---------- Provided material

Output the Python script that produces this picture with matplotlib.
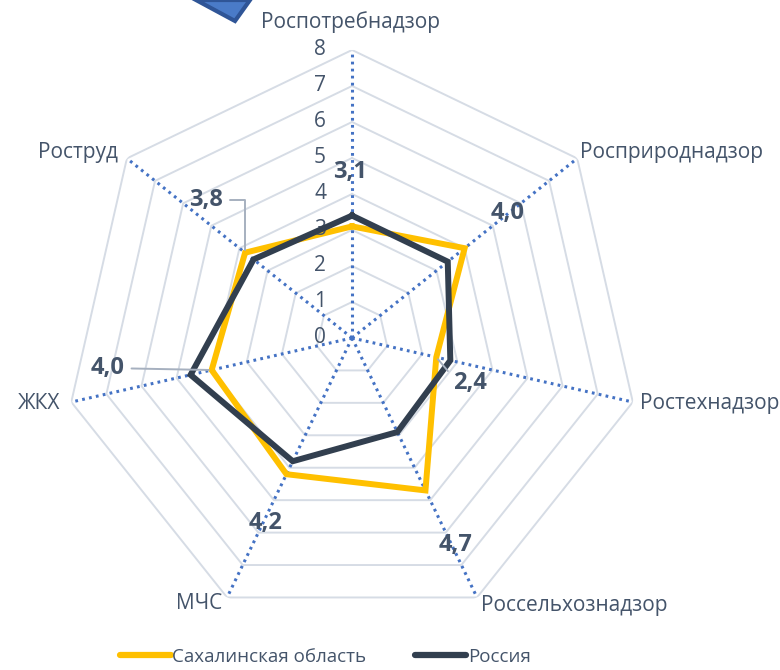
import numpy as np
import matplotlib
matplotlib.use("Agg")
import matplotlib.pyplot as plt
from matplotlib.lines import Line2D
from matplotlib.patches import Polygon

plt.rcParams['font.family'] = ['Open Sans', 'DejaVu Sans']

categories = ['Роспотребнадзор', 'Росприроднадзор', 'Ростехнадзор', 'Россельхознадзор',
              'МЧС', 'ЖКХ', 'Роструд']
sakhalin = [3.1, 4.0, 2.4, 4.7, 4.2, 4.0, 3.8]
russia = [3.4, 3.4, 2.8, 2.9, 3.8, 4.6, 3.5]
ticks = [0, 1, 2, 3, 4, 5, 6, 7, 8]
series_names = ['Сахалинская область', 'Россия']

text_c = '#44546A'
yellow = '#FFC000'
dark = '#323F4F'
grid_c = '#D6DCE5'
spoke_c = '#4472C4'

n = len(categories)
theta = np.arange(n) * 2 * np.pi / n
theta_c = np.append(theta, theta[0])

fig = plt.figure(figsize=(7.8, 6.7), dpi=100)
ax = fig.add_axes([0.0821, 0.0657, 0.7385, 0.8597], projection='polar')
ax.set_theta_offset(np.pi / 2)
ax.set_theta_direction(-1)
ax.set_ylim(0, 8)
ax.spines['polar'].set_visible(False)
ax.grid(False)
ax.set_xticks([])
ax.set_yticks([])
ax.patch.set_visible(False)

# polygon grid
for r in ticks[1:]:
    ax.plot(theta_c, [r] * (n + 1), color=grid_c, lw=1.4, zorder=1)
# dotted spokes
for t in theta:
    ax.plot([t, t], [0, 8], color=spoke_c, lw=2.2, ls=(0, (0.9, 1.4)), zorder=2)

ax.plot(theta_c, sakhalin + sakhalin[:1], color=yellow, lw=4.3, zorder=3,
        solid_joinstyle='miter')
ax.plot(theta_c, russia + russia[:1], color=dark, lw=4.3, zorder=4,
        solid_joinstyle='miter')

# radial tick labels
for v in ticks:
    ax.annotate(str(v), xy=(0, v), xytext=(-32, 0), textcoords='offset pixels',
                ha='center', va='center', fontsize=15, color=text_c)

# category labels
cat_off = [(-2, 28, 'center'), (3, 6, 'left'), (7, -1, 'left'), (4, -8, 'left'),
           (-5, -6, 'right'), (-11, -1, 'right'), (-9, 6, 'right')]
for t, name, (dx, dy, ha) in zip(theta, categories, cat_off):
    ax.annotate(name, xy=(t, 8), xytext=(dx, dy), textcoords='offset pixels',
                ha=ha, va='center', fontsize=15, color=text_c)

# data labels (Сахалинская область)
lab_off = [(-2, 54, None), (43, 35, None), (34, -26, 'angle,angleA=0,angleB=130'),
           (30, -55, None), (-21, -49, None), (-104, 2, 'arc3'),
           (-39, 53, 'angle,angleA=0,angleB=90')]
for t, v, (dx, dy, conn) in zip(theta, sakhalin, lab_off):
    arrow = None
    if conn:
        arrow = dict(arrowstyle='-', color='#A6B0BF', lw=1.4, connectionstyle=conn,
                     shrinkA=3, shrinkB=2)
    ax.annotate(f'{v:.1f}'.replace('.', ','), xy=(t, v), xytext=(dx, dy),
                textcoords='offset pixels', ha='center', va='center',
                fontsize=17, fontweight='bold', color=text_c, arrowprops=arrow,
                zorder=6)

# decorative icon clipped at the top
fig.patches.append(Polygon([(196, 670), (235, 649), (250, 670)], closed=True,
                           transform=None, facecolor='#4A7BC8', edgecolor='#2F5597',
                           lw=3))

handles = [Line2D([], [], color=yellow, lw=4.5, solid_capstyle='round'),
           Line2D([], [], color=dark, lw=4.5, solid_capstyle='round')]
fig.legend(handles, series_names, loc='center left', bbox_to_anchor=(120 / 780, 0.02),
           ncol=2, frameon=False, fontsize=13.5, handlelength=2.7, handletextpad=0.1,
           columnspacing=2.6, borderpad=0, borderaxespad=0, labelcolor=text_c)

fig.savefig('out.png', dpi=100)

--------------------

Whenever "matplotlib" turns up in a line, pick that line out.

## Task response
Output the Python script that produces this picture with matplotlib.
import matplotlib
matplotlib.use("Agg")
import matplotlib.pyplot as plt
from matplotlib.lines import Line2D
from matplotlib.patches import Polygon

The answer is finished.